【FC東京】2022年シーズン・レビュー(2) アルベル監督のもたらしたもの
アルベル監督が東京にもたらしたものはなにか。監督自身は自分のスタイルについて「ボールとともに攻撃と守備をするというものです。常にボールとともに。それが私のスタイルです」と語っているし、「試合の主役になるサッカーを目指す」とも述べている。
リアクション・フットボール、カウンター・フットボールではなく、ボールを保持し、主体的に試合を進める。強度高く戦い、失ったボールは素早く奪還し、奪ったボールは最後尾からでも丁寧につなぎながらビルド・アップする。適切なポジションを取ることで敵のプレッシャーをかわしパスを通しながら前進する。
アルベル監督は現代的なポジショナル・プレーを東京に持ちこみ、臆せずリスクを取りながらボールを動かすことを選手に求めた。開幕当初はプレスに遭って長いボールに逃げたり、深いところでボールを奪われて一気に危機に陥ったりもしたし、シーズン終盤でも自陣でボールを逃がしきれずに失点につながったシーンももちろんあった。
しかしシーズンを通じてやり続けることでボールを捨てない意識、落ち着いて敵を引きつけてからはがしてフリーの味方にボールを渡す技術、さらにはここに味方がいるはずだという信頼と実際そこにだれかが走っているオートマティズムなどが少しずつチームに根づいてきたのは間違いない。
ボールホルダーを中心に、縦横のグリッドのどこに味方がいるべきかというポジショニングにはおそらく厳しい決めごとがあり、ボールが動けばその関係で周囲の選手はいるべき場所に柔軟に移動する。そうやって常に出し手と受け手が隣り合ったレーン、マスでボールを受け渡しできるように流動し続けるのが今季の東京のフットボールだった。
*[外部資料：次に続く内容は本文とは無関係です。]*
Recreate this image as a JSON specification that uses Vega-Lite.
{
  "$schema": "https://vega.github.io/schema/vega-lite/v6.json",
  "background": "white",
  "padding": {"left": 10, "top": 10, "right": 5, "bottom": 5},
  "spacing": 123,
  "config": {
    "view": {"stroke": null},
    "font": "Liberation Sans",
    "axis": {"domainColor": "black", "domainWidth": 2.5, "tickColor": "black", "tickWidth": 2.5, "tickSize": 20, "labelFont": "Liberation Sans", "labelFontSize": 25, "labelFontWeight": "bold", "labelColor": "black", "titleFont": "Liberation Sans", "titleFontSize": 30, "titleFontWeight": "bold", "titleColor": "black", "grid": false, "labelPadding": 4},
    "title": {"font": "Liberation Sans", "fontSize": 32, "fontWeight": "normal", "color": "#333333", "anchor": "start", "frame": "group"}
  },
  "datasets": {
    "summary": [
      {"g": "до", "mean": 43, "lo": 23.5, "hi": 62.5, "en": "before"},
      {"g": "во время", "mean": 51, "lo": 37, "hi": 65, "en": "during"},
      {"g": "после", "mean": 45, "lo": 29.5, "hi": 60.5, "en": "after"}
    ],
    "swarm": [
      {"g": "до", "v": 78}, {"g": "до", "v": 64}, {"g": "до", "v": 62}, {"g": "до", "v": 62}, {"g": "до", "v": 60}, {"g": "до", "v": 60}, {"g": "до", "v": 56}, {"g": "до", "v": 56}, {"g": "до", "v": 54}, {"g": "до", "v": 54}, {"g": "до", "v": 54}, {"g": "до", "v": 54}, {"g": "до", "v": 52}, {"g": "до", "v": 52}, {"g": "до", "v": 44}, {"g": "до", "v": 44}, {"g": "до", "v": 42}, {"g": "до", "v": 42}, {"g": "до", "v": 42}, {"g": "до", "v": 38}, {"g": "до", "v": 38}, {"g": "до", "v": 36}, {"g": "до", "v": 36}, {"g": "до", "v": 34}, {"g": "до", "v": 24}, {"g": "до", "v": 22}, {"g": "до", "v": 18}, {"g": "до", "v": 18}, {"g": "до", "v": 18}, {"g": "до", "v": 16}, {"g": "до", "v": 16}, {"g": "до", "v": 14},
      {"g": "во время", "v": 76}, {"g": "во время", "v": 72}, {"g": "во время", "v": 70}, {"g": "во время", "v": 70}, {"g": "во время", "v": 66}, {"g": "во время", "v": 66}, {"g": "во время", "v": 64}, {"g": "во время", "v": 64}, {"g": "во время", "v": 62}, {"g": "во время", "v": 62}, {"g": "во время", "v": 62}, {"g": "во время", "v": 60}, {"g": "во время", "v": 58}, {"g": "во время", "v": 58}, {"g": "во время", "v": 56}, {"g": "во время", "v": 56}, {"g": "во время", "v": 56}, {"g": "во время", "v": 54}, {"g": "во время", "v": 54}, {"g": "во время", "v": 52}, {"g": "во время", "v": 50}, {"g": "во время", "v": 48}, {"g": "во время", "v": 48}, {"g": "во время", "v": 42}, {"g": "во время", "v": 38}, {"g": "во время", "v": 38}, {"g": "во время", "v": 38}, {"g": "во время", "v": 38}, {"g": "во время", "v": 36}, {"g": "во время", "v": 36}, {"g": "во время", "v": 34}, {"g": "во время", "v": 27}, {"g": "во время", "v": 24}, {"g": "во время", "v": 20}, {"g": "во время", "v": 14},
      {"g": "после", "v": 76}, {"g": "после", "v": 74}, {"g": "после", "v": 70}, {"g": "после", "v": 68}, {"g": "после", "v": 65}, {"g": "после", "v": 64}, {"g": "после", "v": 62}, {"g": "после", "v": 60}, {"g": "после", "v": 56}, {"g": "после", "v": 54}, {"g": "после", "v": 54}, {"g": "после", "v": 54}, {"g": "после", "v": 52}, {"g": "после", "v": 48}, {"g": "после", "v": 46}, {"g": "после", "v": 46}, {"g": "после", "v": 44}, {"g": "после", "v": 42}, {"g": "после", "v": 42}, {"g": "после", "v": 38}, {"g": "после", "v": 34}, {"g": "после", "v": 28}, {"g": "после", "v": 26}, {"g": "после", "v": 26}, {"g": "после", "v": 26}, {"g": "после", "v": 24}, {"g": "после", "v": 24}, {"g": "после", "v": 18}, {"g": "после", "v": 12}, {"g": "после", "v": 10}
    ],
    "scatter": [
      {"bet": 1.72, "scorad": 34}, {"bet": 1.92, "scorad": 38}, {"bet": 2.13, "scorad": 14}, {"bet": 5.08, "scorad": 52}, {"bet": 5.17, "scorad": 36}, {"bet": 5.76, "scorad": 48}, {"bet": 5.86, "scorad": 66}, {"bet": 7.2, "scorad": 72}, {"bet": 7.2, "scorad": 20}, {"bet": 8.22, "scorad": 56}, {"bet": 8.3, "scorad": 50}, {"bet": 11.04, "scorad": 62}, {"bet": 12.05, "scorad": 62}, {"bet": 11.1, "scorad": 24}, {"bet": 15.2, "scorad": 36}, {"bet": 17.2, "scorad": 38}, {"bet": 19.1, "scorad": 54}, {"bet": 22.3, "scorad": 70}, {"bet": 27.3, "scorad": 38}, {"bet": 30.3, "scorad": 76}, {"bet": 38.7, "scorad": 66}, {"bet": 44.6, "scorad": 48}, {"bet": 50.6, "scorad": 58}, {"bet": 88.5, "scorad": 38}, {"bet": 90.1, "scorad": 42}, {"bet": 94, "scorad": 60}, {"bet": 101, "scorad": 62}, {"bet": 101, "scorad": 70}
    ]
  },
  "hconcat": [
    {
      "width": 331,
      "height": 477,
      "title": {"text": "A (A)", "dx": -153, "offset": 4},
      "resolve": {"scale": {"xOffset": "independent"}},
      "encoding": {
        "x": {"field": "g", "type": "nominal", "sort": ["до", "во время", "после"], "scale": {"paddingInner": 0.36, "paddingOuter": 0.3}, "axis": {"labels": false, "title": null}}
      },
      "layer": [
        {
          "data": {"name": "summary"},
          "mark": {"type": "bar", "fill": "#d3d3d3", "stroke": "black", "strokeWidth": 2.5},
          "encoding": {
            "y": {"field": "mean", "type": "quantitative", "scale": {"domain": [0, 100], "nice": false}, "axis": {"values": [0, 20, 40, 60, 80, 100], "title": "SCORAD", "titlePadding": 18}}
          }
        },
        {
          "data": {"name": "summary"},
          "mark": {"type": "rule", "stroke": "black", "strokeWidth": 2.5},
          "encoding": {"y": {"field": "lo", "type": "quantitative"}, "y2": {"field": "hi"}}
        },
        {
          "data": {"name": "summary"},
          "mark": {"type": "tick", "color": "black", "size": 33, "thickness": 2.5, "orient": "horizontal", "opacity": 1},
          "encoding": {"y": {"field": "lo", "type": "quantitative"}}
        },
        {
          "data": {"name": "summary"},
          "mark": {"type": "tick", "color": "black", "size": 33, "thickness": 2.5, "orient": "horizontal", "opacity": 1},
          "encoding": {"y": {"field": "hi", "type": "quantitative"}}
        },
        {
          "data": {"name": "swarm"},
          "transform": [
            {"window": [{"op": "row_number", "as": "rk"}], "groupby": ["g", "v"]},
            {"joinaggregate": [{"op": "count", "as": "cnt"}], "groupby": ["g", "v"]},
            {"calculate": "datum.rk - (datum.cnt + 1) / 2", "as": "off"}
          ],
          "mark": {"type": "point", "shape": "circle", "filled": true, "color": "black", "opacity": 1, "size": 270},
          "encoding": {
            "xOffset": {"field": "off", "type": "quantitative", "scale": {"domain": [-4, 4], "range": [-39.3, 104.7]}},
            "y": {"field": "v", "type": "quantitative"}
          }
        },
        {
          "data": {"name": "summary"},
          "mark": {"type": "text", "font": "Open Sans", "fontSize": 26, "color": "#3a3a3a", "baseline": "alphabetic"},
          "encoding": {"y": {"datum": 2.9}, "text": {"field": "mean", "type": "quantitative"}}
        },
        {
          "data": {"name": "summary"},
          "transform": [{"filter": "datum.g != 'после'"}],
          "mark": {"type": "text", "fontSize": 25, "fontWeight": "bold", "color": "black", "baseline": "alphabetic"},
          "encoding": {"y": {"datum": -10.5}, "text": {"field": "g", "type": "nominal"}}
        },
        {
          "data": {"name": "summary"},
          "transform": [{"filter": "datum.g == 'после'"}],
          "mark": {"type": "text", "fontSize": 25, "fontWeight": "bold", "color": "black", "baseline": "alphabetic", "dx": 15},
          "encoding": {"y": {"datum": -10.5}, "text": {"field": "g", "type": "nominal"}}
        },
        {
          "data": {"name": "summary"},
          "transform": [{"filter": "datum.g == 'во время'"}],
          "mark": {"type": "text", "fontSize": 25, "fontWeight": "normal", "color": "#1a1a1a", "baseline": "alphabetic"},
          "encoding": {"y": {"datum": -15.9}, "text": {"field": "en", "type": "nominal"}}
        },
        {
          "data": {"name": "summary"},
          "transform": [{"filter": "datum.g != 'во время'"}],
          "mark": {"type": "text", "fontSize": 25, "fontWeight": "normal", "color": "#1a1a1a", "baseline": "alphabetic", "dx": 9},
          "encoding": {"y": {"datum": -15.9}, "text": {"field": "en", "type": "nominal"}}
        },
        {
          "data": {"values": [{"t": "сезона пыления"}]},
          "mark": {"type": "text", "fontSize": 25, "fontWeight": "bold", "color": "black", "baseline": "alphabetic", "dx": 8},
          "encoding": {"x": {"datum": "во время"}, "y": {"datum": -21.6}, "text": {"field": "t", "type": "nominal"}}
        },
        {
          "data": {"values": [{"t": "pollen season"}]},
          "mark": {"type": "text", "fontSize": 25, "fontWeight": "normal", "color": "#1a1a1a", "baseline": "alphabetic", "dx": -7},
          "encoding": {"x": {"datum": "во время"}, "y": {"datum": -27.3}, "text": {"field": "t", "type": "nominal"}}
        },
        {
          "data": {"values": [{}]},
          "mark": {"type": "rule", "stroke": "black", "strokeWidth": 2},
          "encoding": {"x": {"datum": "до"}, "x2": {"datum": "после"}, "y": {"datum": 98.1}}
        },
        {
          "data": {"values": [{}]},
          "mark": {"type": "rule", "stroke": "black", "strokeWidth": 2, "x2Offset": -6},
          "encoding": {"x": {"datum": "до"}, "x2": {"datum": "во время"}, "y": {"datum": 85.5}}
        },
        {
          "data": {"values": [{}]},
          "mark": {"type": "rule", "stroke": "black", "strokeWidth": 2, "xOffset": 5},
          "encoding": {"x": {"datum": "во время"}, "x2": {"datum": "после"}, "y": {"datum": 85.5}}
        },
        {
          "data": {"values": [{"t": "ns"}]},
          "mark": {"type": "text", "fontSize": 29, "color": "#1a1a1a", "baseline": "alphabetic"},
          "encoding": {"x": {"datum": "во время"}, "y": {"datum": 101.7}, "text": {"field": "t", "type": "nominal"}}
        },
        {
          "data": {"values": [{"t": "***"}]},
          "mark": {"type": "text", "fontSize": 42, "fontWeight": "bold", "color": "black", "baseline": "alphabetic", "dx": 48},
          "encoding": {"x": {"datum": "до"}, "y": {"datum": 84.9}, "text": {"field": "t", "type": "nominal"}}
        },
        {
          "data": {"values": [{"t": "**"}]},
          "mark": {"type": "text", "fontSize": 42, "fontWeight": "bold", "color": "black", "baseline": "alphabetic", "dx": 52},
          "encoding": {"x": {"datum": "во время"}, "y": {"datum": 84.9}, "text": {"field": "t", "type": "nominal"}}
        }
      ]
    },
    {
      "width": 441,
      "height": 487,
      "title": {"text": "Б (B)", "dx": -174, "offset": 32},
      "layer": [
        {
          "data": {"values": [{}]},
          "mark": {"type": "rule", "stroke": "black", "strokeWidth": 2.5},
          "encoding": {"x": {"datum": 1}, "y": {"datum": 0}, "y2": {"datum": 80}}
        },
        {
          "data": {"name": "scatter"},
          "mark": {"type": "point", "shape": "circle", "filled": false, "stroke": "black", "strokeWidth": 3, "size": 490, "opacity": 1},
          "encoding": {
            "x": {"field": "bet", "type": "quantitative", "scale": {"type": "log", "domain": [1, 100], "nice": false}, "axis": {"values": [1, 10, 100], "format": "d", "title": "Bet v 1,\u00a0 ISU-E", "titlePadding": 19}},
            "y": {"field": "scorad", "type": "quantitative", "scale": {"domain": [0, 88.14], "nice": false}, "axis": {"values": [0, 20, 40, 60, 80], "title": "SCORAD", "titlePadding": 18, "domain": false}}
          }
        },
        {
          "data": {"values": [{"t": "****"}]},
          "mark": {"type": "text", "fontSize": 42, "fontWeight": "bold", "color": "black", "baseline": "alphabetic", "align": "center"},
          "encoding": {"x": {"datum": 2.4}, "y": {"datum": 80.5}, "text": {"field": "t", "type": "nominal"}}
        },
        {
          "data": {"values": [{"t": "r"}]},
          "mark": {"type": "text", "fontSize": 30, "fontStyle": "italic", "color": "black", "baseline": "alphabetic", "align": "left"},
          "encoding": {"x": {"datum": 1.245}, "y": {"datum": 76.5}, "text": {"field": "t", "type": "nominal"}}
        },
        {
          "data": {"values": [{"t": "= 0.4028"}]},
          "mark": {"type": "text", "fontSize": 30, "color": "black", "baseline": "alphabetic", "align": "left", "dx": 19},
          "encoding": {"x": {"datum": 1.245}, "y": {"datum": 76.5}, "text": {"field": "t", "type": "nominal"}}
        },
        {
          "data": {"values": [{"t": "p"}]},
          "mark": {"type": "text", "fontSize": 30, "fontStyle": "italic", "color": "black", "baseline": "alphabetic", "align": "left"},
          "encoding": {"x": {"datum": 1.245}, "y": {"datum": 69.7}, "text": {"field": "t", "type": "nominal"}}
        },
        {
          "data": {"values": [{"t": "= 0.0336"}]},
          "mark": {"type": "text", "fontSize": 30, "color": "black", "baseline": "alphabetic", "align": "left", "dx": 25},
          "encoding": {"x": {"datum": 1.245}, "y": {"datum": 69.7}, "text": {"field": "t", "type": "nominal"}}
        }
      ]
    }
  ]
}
渡邊やシーズ途中に加入した塚川などの動きを見ていると、そうやって「人がいるべき場所」がまず決まっていて、そこにだれが入るかはそのときの位置関係である程度柔軟に判断するという約束ごとがあるのだろうと推測できる。常にこれを考え、意識しながらポジショニングを小マメに調整するのはもちろん簡単なことではないだろう。しかしこのポジショナル・プレーはシーズンを通して確実に東京のスタイルになって行った。
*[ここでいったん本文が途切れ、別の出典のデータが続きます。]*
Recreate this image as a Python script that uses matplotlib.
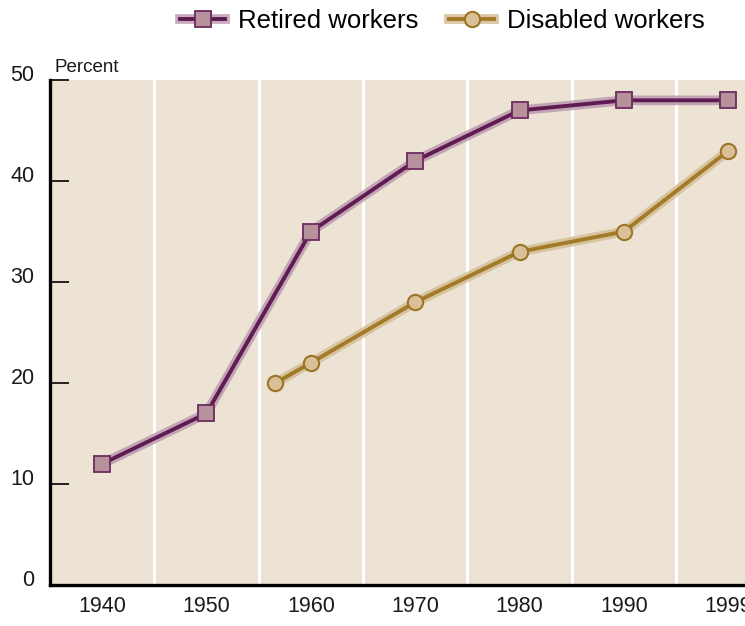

ファスト・ブレイクが決まったときの痛快さはなにものにも代えがたいが、首都のクラブとして常勝をねらい、毎シーズン優勝争いにからむチームをつくるためには、しっかりボールを握って主体的に攻めるアクション・フットボールへの移行自体は正しい選択だと思えたし、その意味で今季の東京のフットボールはたとえ負け試合でも意図が理解できることが多く、試合を見る楽しみはシーズンを通じて大きかった。
もちろん我々のポジショナル・プレーはまだまだ多くの課題を抱えており、決して完成したわけではない。また、そうやってボールをアタッキング・サードまで運んだとしても、最後のところはボールをゴールに流しこむだれかがいないと得点にはならない。それは必ずしもポジショナル・プレーだけでできることではないというのが一般的な理解だと思う。
だが、アルベル監督が、そのコメントとは異なり実際の試合の進め方では意外に現実的であり、そのときそのときで相応の結果を出しながら段階的に成長を求めてきたこともわかってきた。チーム作りの1年であり性急に結果を求めるなと言いつつ、チームがネガティブ・スパイラルに陥らない最低限の勝ち点は積み上げてきたし、実際には結果に対するこだわりも強いことが窺われる。
シーズン前半は敢えて裏に長いボールをけることも許容してきたが、それは森重や木本の精度の高いフィードがあったからで、アルベル監督も持っている武器を効率よく使うこと自体を否定しているわけではないのだ。アダイウトンの単騎勝負も得点につながる可能性が高いからこそ許されている。そうしたバランスは柔軟である。
アルベル監督の思慮深く言葉を選ぶコミュニケーションもまた信頼感を得る大きな要素になっていると思う。そこには監督としての立場からのポジション・トークも多分に含まれているはずだが、論理的な語り口には納得感があって、サポが目先の試合結果に一喜一憂せず2022年シーズンの戦いを我慢強く見守ることができたのは、アルベル監督のコミュニケーション・スキルに負うところが大きい。
クラブとして、チームとしての成長を求めたこのタイミングでアルベル監督を招いた選択は正しかったし、実際チームは正しい方向に進んでいると多くのサポが実感しているのではないかと思う。もちろん僕もそう思っている。チャレンジ初年として、チームを成長させつつ最低限の結果は出し、併せて来季以降への足がかりも十分築けたと評価していいだろう。
ただ、2023年はより具体的な結果を求められる年になるし、それは監督も選手もクラブも十分わかっているはずだ。そしてそれを意識しているだろう。2022年は、満足できたかどうかはともかく、納得のできるシーズンだった。